A coalition of industry bodies claim that hundreds of small businesses operating in the food distribution industry are under threat following the ACCC’s decision to approve Woolworths’ acquisition of PFD Food Services (PFD).
The proposed acquisition has caused significant concern within the food distribution sector which typically involves small to medium businesses, many of which are family-owned and based in regional areas around Australia.
Council of Small Business Organisation Australia (COSBOA), the Australasian Convenience and Petroleum Marketers Association (ACAPMA), Independent Food Distributors Australia (IFDA), MGA Independent Retailers (MGA) and Australasian Association of Convenience Stores (AACS) have banded together to express their disappointment at the ACCC’s decision.
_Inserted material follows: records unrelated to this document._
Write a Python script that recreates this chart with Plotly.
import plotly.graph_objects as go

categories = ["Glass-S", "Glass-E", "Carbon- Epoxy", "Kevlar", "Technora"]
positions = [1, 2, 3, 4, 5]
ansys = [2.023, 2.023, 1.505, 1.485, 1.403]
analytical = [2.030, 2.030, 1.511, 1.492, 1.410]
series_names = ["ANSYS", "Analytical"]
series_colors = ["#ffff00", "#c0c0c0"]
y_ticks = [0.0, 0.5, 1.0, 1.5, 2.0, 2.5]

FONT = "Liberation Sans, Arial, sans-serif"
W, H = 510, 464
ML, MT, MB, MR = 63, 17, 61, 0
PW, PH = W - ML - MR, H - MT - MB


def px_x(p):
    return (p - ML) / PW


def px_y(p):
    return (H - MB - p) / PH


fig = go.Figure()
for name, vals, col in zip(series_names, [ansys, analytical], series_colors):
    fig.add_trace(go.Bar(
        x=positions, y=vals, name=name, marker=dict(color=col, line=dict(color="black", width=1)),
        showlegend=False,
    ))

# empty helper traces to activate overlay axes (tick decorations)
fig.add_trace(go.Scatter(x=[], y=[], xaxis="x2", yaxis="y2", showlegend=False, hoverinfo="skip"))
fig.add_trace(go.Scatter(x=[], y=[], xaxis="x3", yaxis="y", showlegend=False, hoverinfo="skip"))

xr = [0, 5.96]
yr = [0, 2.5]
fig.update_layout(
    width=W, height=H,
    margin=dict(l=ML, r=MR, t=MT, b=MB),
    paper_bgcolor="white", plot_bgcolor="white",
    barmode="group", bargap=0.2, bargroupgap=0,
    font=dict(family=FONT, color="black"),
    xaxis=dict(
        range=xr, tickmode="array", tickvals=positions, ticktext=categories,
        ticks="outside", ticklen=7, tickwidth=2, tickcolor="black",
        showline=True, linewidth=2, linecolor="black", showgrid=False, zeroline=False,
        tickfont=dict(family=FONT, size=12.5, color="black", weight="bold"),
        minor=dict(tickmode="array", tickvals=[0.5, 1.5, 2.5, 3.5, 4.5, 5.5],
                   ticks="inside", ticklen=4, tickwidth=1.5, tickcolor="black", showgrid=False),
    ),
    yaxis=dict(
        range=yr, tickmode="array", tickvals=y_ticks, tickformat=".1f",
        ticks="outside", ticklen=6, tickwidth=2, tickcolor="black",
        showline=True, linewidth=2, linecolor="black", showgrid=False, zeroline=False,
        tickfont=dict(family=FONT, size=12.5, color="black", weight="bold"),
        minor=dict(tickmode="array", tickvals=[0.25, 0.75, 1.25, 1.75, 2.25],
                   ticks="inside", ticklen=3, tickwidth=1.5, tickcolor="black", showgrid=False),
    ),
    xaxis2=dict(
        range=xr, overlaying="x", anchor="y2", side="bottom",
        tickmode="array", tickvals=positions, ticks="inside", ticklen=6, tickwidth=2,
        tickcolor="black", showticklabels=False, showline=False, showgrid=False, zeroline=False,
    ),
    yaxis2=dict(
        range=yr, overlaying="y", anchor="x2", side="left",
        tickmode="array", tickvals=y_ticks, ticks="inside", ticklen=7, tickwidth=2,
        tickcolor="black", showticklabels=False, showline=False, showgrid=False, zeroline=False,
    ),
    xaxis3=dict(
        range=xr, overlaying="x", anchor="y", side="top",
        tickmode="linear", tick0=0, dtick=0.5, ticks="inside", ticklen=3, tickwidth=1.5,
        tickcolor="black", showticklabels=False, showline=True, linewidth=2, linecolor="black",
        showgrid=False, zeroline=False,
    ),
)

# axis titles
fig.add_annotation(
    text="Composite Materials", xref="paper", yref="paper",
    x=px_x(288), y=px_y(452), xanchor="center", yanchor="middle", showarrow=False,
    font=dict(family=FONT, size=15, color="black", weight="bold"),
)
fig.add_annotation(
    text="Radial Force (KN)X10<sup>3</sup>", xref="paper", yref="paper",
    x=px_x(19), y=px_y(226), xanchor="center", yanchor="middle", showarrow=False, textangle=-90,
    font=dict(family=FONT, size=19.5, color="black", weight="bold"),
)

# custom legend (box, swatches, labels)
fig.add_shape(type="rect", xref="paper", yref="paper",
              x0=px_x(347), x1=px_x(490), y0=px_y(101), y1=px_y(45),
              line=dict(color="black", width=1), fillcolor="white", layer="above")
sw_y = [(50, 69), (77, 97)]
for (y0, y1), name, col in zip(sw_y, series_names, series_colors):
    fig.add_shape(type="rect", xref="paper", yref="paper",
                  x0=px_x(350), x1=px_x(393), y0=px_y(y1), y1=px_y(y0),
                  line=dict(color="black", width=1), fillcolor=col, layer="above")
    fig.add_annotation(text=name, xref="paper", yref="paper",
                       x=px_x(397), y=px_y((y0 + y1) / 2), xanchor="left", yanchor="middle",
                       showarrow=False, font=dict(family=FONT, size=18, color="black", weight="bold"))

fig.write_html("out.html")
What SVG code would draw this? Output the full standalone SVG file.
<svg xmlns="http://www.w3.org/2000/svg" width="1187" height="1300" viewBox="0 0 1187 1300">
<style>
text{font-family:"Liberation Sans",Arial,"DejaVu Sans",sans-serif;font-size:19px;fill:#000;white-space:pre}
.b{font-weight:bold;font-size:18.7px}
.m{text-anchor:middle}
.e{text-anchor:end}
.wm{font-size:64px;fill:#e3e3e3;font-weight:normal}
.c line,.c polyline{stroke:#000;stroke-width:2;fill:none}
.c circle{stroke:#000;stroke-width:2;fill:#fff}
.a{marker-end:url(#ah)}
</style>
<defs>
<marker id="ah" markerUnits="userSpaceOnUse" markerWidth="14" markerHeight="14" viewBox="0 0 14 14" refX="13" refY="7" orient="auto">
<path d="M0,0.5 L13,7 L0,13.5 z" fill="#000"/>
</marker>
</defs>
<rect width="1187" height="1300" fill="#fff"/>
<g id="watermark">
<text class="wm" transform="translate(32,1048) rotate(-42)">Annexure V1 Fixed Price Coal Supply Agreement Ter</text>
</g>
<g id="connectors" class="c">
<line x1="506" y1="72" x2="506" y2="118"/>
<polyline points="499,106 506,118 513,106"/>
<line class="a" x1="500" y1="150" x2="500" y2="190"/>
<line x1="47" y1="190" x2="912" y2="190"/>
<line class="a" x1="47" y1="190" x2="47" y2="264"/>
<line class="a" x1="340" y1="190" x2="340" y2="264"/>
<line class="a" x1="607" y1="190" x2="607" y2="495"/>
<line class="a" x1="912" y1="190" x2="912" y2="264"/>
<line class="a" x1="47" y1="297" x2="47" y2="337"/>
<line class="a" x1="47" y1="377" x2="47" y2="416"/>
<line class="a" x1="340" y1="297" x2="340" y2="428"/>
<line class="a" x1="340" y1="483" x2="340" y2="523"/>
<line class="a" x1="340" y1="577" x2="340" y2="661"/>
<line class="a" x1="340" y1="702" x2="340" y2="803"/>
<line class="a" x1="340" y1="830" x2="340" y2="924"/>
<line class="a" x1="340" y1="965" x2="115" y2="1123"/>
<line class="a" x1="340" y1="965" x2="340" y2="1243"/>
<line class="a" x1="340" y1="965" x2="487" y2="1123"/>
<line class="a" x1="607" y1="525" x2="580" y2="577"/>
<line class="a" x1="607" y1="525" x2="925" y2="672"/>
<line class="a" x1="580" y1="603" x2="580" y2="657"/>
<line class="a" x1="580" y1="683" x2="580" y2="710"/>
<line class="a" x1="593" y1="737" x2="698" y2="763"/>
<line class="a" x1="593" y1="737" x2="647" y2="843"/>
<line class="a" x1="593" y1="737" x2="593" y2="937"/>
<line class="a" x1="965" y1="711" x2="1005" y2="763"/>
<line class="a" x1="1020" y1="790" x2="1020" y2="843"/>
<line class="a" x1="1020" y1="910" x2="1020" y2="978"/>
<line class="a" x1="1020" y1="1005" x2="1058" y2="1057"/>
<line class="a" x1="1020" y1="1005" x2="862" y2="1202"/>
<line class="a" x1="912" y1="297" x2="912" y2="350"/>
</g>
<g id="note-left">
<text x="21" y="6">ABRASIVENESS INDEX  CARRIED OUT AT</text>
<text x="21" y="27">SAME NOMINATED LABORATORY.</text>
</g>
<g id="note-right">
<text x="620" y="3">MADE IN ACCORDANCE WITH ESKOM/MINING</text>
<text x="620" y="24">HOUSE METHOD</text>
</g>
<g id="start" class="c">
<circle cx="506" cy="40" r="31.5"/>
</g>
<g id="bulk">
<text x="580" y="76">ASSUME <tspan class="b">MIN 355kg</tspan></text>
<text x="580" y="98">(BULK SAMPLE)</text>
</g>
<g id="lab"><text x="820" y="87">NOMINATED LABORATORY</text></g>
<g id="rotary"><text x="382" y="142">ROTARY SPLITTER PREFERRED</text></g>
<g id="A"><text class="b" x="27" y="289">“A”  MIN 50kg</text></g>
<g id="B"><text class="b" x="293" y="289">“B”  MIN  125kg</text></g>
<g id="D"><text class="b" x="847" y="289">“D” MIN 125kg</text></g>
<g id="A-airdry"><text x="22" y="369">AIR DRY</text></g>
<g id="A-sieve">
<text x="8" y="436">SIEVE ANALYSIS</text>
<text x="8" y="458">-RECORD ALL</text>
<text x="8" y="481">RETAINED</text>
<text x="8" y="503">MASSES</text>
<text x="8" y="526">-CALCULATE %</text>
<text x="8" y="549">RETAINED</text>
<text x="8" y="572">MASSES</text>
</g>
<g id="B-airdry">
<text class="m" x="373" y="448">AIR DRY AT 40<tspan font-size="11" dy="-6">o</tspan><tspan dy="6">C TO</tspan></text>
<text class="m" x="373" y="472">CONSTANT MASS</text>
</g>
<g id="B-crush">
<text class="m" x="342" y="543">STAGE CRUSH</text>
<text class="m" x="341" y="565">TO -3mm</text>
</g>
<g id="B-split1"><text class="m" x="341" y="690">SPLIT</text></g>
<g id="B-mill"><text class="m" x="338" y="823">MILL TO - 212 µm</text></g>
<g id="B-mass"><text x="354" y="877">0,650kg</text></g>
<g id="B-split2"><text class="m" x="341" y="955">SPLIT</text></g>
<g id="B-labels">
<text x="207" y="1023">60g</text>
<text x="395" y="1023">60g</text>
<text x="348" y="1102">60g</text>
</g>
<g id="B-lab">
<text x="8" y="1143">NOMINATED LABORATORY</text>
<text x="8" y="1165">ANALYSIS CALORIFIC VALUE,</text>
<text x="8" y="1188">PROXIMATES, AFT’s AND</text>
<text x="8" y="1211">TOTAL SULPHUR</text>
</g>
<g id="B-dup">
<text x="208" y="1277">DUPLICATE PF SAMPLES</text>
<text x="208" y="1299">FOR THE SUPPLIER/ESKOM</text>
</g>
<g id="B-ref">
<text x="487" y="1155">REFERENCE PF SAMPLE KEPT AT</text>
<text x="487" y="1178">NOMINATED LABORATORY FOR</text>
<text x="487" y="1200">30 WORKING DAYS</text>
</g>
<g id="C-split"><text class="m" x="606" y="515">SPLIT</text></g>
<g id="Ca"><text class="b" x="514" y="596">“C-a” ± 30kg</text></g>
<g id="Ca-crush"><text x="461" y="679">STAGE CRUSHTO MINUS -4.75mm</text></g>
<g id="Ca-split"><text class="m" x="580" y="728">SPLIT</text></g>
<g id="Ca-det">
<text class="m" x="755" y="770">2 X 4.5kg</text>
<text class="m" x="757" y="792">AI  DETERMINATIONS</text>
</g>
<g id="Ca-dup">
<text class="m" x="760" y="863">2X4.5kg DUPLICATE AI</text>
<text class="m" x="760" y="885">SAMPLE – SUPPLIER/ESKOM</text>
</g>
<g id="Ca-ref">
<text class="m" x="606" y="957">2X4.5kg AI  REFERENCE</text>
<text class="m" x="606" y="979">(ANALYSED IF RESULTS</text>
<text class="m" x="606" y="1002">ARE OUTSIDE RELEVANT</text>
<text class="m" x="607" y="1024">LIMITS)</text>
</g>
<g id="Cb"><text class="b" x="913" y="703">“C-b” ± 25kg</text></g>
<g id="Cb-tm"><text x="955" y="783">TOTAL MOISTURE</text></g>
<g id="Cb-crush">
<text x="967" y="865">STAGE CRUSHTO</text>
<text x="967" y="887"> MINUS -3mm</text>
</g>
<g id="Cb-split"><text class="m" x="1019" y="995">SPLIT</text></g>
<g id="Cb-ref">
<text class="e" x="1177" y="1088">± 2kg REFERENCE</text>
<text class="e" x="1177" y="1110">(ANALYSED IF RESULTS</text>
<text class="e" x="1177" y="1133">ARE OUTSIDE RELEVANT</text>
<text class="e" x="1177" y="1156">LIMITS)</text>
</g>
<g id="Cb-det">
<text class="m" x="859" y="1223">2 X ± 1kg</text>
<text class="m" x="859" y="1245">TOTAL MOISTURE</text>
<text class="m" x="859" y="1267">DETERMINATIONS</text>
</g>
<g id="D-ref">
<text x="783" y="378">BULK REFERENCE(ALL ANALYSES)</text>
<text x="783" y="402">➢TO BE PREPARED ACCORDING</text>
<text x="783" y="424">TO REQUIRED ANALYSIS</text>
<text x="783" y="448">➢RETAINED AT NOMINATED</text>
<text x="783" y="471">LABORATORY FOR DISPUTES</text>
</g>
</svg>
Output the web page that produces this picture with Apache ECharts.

The industry organisations say they will continue to fight for members by highlighting any anti-competitive behaviour from Woolworths.
“Given its track record in other sectors,” says IFDA Chairman Richard Hinson, “we know that Woolworths will inevitably misuse its increased market power and this will ultimately cost hundreds of jobs in the food distribution sectors, many of which will be in regional Australia.”
COSBOA Interim CEO Alexi Boyd says damage to the sector as a result of the acquisition will be a matter of ‘when’, not ‘if’.
“It is more important than ever that we continue to work together and stand up for our members as they face yet another threat to their futures through no fault of their own,” he says.
“Every time that another small business in our sector is forced to close, jobs have to be cut, suppliers have fewer distribution choices, or prices go up because of Woolworths’ strongarm tactics, we will highlight it to the ACCC and other interested parties such as local members of Parliament.”
The ACCC has acknowledged that the acquisition will likely lead to changes in the way the wholesale food distribution industry operates.
“Despite these potential changes,” says ACCC Chair Rod Sims, “we concluded that there are several competitors in the wholesale segment with similar market share to PFD and non-price aspects of competition, such as range, quality and service levels are likely to remain an important part of the competitive dynamics. Consequently there is not likely to be a substantial lessening of competition.”